Vandaag treedt er echter een schijnbare discrepantie op. De gefilmde wereld wordt per televisie en bioscoop ons leven binnengebracht waardoor het individu slechts nog zichzelf op locatie hoeft te filmen, zich lavend aan een been there, done that lifestyle, en minder aandacht heeft voor de bezochte plek. Het reizen per vliegtuig verloor veel van haar fascinatie. Een enkeling als Koolhaas verwijst er nog naar, maar dan in woord. Gelukkig genoeg lijkt, op basis van de tentoonstelling, die discrepantie Carel Weeber Siberisch koud te laten.
In een hommage aan zichzelf liep Carel Weeber door de projecten heen die hij de voorbije decennia al dan niet realiseerde, die al dan niet gesloopt of op het punt gesloopt te worden staan, en hoe zijn gedachtegoed daardoor verder werd ontwikkeld. Startend met een op Le Corbusier geënt hotel, stak hij door naar ‘het enige hoogtepunt uit mijn carrière’: het ontwerp voor het Centraal Station te Amsterdam (1966), waarvoor hij de Prix de Rome kreeg.
Zijn filmcarrière start met de Wereldtentoonstelling in Osaka (1970) waarvoor hij samen met Bakema en Jan Vrijman het Nederlands paviljoen ontwierp. De Japanse teleurstelling dat het gebouw noch op een molen, noch op een klomp leek was een leuk fait divers. Volgend fragment kwam uit Vietnam, 1975. Op voorspraak van toenmalig minister van ontwikkelingssamenwerking en Uyliaan Jan Pronk (in 1973 nog geroemd om zijn combinatie van idealisme, dossierkennis en pragmatisme) mag Carel – ‘ik ben wellicht de enige Nederlander die door de Vietcong is ontvangen’ – Weeber in Zuid-Vietnam een ziekenhuis op de demarcatielijn ontwerpen. Wat ooit tijdelijk was, is nu een monument geworden.
Eind jaren zeventig maakt Jef Rademaekers (Geloof Hoop en Liefde Show, Klasgenoten en Pin-Up Club) een documentaire over de aanstormende jaren tachtig. In Peter Fonda-outfit verklaart Weeber het tijdperk van de tuin voorbij en hakt genadeloos in op zitkuilen en andere truttigheden. Later volgen natuurlijk de Peperklip, de op een ATARI computer ontworpen Zwarte – ‘dit gebouw is enkel bekend geworden door haar sloopplannen’ – Madonna, studentenhuisvesting te Eindhoven, de Rossi-Barbieri-Weeber fase en last but not least, de Nederlandse Ambassade te Dakar.

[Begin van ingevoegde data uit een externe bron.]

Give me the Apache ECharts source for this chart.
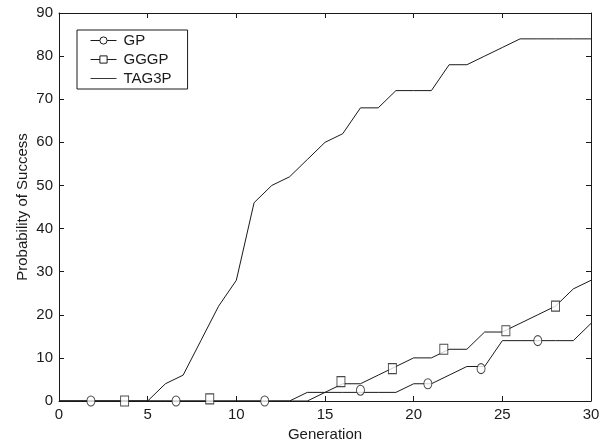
<!DOCTYPE html>
<html style="height: 100%">
    <head>
        <meta charset="utf-8">
        <script type="text/javascript" src="https://cdn.jsdelivr.net/npm/echarts@6/dist/echarts.min.js"></script>
    </head>
    <body style="height: 100%; margin: 0; background: #fff">
        <div id="main" style="width: 607px; height: 447px"></div>
        <script type="text/javascript">
            // generation 0..30
            var generations = [];
            for (let g = 0; g <= 30; g++) generations.push(g);

            var gp    = [0,0,0,0,0,0,0,0,0,0,0,0,0,0,2,2,2,2,2,2,4,4,6,8,8,14,14,14,14,14,18];
            var gggp  = [0,0,0,0,0,0,0,0,0,0,0,0,0,0,0,2,4,4,6,8,10,10,12,12,16,16,18,20,22,26,28];
            var tag3p = [0,0,0,0,0,0,4,6,14,22,28,46,50,52,56,60,62,68,68,72,72,72,78,78,80,82,84,84,84,84,84];

            // marker positions as drawn in the figure
            var gpMarkX   = [1.8, 6.6, 11.6, 17.0, 20.8, 23.8, 27.0];
            var gpMarkY   = [0, 0, 0, 2.5, 4, 7.5, 14];
            var gggpMarkX = [3.7, 8.5, 15.9, 18.8, 21.7, 25.2, 28.0];
            var gggpMarkY = [0, 0.5, 4.5, 7.5, 12, 16.3, 22];

            var yTicks = [0, 10, 20, 30, 40, 50, 60, 70, 80, 90];

            function pairs(xs, ys) {
                return xs.map(function (x, i) { return [x, ys[i]]; });
            }

            var font = 'Liberation Sans, Arial, sans-serif';
            var ink = '#1a1a1a';

            var axisBase = {
                type: 'value',
                splitLine: { show: false },
                axisLine: { onZero: false, lineStyle: { color: ink, width: 1 } },
                axisTick: { inside: true, length: 5, lineStyle: { color: ink } }
            };
            var labelStyle = { fontFamily: font, fontSize: 15, color: ink, margin: 6 };

            var myChart = echarts.init(document.getElementById('main'));
            myChart.setOption({
                backgroundColor: '#fff',
                animation: false,
                grid: { left: 59, right: 16, top: 13, bottom: 46 },
                legend: {
                    orient: 'vertical',
                    left: 77,
                    top: 30,
                    padding: [3, 16, 3, 13],
                    itemGap: 4,
                    itemWidth: 26,
                    itemHeight: 9,
                    borderColor: ink,
                    borderWidth: 1,
                    borderRadius: 0,
                    backgroundColor: '#fff',
                    lineStyle: { width: 1 },
                    itemStyle: { borderWidth: 1 },
                    textStyle: { fontFamily: font, fontSize: 15, lineHeight: 15, color: ink, padding: [0, 0, 0, 2] },
                    data: [
                        { name: 'GP' },
                        { name: 'GGGP' },
                        { name: 'TAG3P', icon: 'path://M0,0h30v1h-30z' }
                    ]
                },
                xAxis: [
                    Object.assign({}, axisBase, {
                        position: 'bottom', min: 0, max: 30, interval: 5,
                        name: 'Generation', nameLocation: 'middle', nameGap: 26,
                        nameTextStyle: { fontFamily: font, fontSize: 15, color: ink },
                        axisLabel: labelStyle
                    }),
                    Object.assign({}, axisBase, {
                        position: 'top', min: 0, max: 30, interval: 5,
                        axisLabel: { show: false }
                    })
                ],
                yAxis: [
                    Object.assign({}, axisBase, {
                        position: 'left', min: yTicks[0], max: yTicks[yTicks.length - 1], interval: 10,
                        name: 'Probability of Success', nameLocation: 'middle', nameGap: 29,
                        nameMoveOverlap: false,
                        nameTextStyle: { fontFamily: font, fontSize: 15, color: ink },
                        axisLabel: labelStyle
                    }),
                    Object.assign({}, axisBase, {
                        position: 'right', min: 0, max: 90, interval: 10,
                        axisLabel: { show: false }
                    })
                ],
                series: [
                    {
                        name: 'GP', type: 'line', symbol: 'circle', symbolSize: 8, showSymbol: false,
                        data: pairs(generations, gp),
                        lineStyle: { color: ink, width: 1 },
                        itemStyle: { color: '#fff', borderColor: ink, borderWidth: 1 }
                    },
                    {
                        name: 'GGGP', type: 'line', symbol: 'rect', symbolSize: 8, showSymbol: false,
                        data: pairs(generations, gggp),
                        lineStyle: { color: ink, width: 1 },
                        itemStyle: { color: '#fff', borderColor: ink, borderWidth: 1 }
                    },
                    {
                        name: 'TAG3P', type: 'line', symbol: 'none',
                        data: pairs(generations, tag3p),
                        lineStyle: { color: ink, width: 1 }, itemStyle: { color: ink }
                    },
                    {
                        name: 'GP markers', type: 'scatter', symbol: 'circle', symbolSize: [8, 10],
                        data: pairs(gpMarkX, gpMarkY),
                        itemStyle: { color: '#fff', borderColor: ink, borderWidth: 1 }, z: 3
                    },
                    {
                        name: 'GGGP markers', type: 'scatter', symbol: 'rect', symbolSize: [8, 10],
                        data: pairs(gggpMarkX, gggpMarkY),
                        itemStyle: { color: '#fff', borderColor: ink, borderWidth: 1 }, z: 3
                    }
                ]
            });
        </script>
    </body>
</html>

Op de tentoonstelling passeren alle mogelijke steden de revue: Shenzen, Milaan, Napels, Osaka, Persepolis, Mumbay, Kyoto, Dakar, Himeji, New York, Caracas. De twee tegen over elkaar geplaatste schermen tonen het verslag van een architect die alle schaalniveaus door elkaar heen filmt, gebruik maakt van allerlei transportmiddelen, momentopnames vastlegt en oog heeft voor vorm en beweging, stilstand en dynamiek, afstand en confrontatie, technologie en antropologie. Uit het archief van zeventig uur film stelde architect/filmmaker Paulien Bremmer een dubbele compilatie van een half uur samen, daarin de fantastische vrijheid nemend om Hanoi (1975) te laten volgen op Zwitserland (1990). Deze combineren het toeval met de chaos, de willekeur met het gezochte en de architectuur met de stad en de mensen.
De tentoonstelling in Haarlem wordt gepresenteerd als een expositie en dat is het ook, ze is niet het definitieve filmisch geschiedkundige overzicht van de mondiale stedelijke transformatie van de voorbije decennia, maar bestaat uit persoonlijke dagboekfragmenten en tijdsopnames. Het is fascinerend om te zien dat Weeber niet zozeer zijn tags in de steden heeft achtergelaten, maar dat zij wel een blijvende invloed op hem hebben gehad. Een imposant vervolg op deze korte tentoonstelling is dan ook een must. De tentoonstelling is een interessante verslag van een tijdperk waarin de beeldcultuur dominant wordt, maar ook een doel om een ervaring mee te communiceren. En dat in Haarlem (nog niet gefilmd door CW).